My relationship with Jesus Christ, before this renewal took place, was sort of like my relationship with the President. I knew a great deal about him. But I didn't really know him. Just as I had never personally met the President, so I had never personally met Jesus Christ.
I'm an old dog, seventy-two years old, and I've been a devout and active Catholic all my life. I always felt that I had a real devotion to God, and tried to carry out my religious duties without letting up. I would beat my kids out of sleeping bags on camping trips and drive forty miles to get to Mass because it was required. I went to Communion regularly. Even if I sinned, my faith remained strong and I considered myself a loyal Catholic. Yet in the last few years, my whole life has been renewed.
When I say that, I really don't mean to say there's anything totally new in me. But there is a great deepening of all the old truths. They were all there before, and I was aware of them, and I even thought I knew them. But I know now that I was just aware of them.
I suppose it's a hackneyed example, but my relationship with God, with Jesus Christ, before this renewal took place in my life a year and a half ago, was sort of like my relationship with the President. I knew a great deal about him. I had read a great deal. But I didn't really know him. Just as I had never personally met the President, so I had never personally met Jesus Christ.
My life began to change through the prayers of a neighbor when I was hospitalized with cancer. This neighbor came to the hospital and prayed for me, and I recovered. I don't like to use the word "miracle" too lightly, but I do believe that the Lord healed me. He used good surgeons and other things, but he gave me back my life in a truly remarkable recovery, one that even the doctors were amazed at.
When I returned home and began to regain my strength, my neighbor asked if I'd like to go to a prayer meeting with him. Of course I said I would, though I didn't quite know what to expect.
At the prayer meeting I was amazed to hear people speak so familiarly and lovingly about Jesus. It was "Jesus, this" and "Jesus that," words we never used to use. We were afraid to. We would always say "Christ" or "Our Lord," but it was something less familiar than "Jesus. " That told me right there that something was going on that I didn't know a lot about.
At the same time, it wasn't difficult at all for me to encounter the joyfulness of the prayer meeting. A lot of people I talk to seem to have an initial problem with that, with the idea of making noise in church. The sisters used to whop kids for doing that. But I guess that if this is the good news, we ought to be spreading it with great joy, happiness, and jubilation, because it is so good.
A few weeks later, I was baptized with the Holy Spirit, and I realized that I was beginning to share in the life of the Triune God in a new way.

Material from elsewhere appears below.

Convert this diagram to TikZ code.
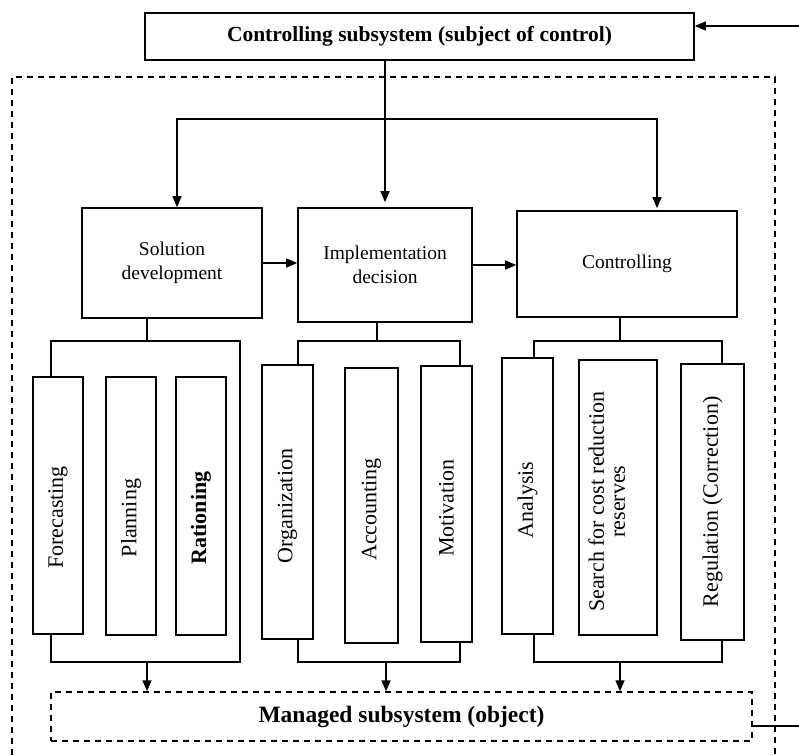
\documentclass[tikz,border=0pt]{standalone}
\usepackage{fontspec}
\setmainfont{Liberation Serif}
\usetikzlibrary{arrows.meta}

% vertical label, pushed down along the strip by #1
\newcommand{\vlabel}[2]{\rotatebox{90}{#2\hspace{#1}}}

\begin{document}
\begin{tikzpicture}[x=1pt,y=-1pt,
  >={Triangle[length=11pt,width=9pt]},
  block/.style={draw, line width=1.6pt, inner sep=0pt, align=center, font=\fontsize{19.5}{24}\selectfont},
  strip/.style={draw, line width=1.5pt, inner sep=0pt, font=\fontsize{22}{22}\selectfont},
  line/.style={line width=1.4pt},
  frame/.style={line width=1.4pt, dash pattern=on 6pt off 5pt}]
\useasboundingbox (0,0) rectangle (799,755);
\draw[frame] (12,755) -- (12,77) -- (775,77) -- (775,755);

\node[block, minimum width=549pt, minimum height=47pt, font=\bfseries\fontsize{21.5}{24}\selectfont] (top) at (419.5,36.5) {Controlling subsystem (subject of control)};
\node[block, minimum width=180pt, minimum height=110pt] (sol) at (172,263) {Solution\\development};
\node[block, minimum width=174pt, minimum height=114pt] (impl) at (385,265) {Implementation\\decision};
\node[block, minimum width=220pt, minimum height=106pt] (ctrl) at (627,264) {Controlling};

\node[strip, minimum width=50pt, minimum height=257pt] (fore) at (58,505.5) {\vlabel{24pt}{Forecasting}};
\node[strip, minimum width=50pt, minimum height=258pt] (plan) at (131,506) {\vlabel{24pt}{Planning}};
\node[strip, minimum width=50pt, minimum height=258pt, font=\bfseries\fontsize{22}{22}\selectfont] (ration) at (201,506) {\vlabel{24pt}{Rationing}};
\node[strip, minimum width=51pt, minimum height=274pt] (org) at (287.5,502) {\vlabel{8pt}{Organization}};
\node[strip, minimum width=53pt, minimum height=275pt] (acct) at (371.5,505.5) {\vlabel{8pt}{Accounting}};
\node[strip, minimum width=51pt, minimum height=276pt] (motiv) at (446.5,504) {\vlabel{8pt}{Motivation}};
\node[strip, minimum width=51pt, minimum height=276pt] (anal) at (527.5,496) {\vlabel{8pt}{Analysis}};
\node[strip, minimum width=78pt, minimum height=275pt] (search) at (618,497.5) {\vlabel{8pt}{\raisebox{8pt}[\height][\depth]{\begin{tabular}{@{}c@{}}Search for cost reduction\\[-1pt] reserves\end{tabular}}}};
\node[strip, minimum width=63pt, minimum height=276pt] (regul) at (712.5,502) {\vlabel{0pt}{Regulation (Correction)}};

\node[block, dash pattern=on 6pt off 5pt, line width=1.4pt, minimum width=701pt, minimum height=49pt, font=\bfseries\fontsize{23.5}{26}\selectfont] (managed) at (401.5,716.5) {Managed subsystem (object)};

% control flow from the top
\coordinate (fork) at (385,119);
\draw[line, ->, shorten >=5pt] (top.south -| impl.north) -- (impl.north);
\draw[line, ->] (fork) -| ([xshift=5pt]sol.north);
\draw[line, ->, shorten >=2pt] (fork) -| ([xshift=30pt]ctrl.north);
\draw[line, ->] (sol.east) -- (sol.east -| impl.west);
\draw[line, ->] (impl.east) -- (impl.east -| ctrl.west);

% feedback
\coordinate (in) at (799,26);
\coordinate (out) at (799,726);
\draw[line, ->] (in) -- (in -| top.east);
\draw[line] (managed.east |- out) -- (out);

% groups
\coordinate (s1) at (147,341);
\coordinate (l1) at (51,341);
\coordinate (r1) at (240,341);
\coordinate (b1) at (147,662);
\draw[line] (s1 |- sol.south) -- (s1);
\draw[line] (fore.north -| l1) -- (l1) -- (r1) -- (r1 |- b1) -- (b1 -| l1) -- (fore.south -| l1);
\draw[line, ->] (b1) -- (b1 |- managed.north);

\coordinate (s2) at (377,341);
\coordinate (l2) at (298,341);
\coordinate (r2) at (460,341);
\coordinate (b2) at (386,662);
\draw[line] (s2 |- impl.south) -- (s2);
\draw[line] (org.north -| l2) -- (l2) -- (r2) -- (motiv.north -| r2);
\draw[line] (org.south -| l2) -- (b2 -| l2) -- (b2 -| r2) -- (motiv.south -| r2);
\draw[line, ->] (b2) -- (b2 |- managed.north);

\coordinate (s3) at (620,341);
\coordinate (l3) at (534,341);
\coordinate (r3) at (722,341);
\coordinate (b3) at (620,662);
\draw[line] (s3 |- ctrl.south) -- (s3);
\draw[line] (anal.north -| l3) -- (l3) -- (r3) -- (regul.north -| r3);
\draw[line] (anal.south -| l3) -- (b3 -| l3) -- (b3 -| r3) -- (regul.south -| r3);
\draw[line, ->] (b3) -- (b3 |- managed.north);
\end{tikzpicture}
\end{document}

That really rocked me. It's an awesome thing when you stop an think about it. To me, as a result of this, God has become a real Father. I rely on him. I know that he going to lead me and protect me. And Jesus is real in my life. He's my brother, my God, my friend, and my companion, the one who leads me to the Father.
As I said, there's nothing really new to me in a this. I guess the one thing that's new is recognizing the actual influence of the Holy Spirit. He has come out of the closet. He isn't telling me anything he didn't tell me before, but it has more point and meaning now. I have just read in one of Paul's letters, "I believe that nothing can happen that will outweigh the supreme advantage of knowing Christ Jesus." (Phil 3:8) (Rom 8:38-39) And that's the whole story. That's my story too.
Now, after seventy active years, the Lord has entered my life in a new and wonderful way. My relationship with God and my fellow man has been immensely deepened. Now I can understand when I hear people say, "Accept Jesus Christ as your personal Savior." That used to sound foreign to me, but now I say, "Of course! That's what it's all about!"
Royal Oak, Michigan
Age 72 (when this story was written), retired,
married 45 years, 4 children
How Wtness.org heard of this story: Bob Ovies, the long-time deacon of the now-closed St. Columban church in Birmingham, Michigan, shared with Bill Griffin, Managing Editor of Wtness.org, a book Bob had edited titled "New Lives". In this book was the story of Paul Weber of Royal Oak, Michigan, who attended the same prayer meetings Bob did in 1979 when this story was written.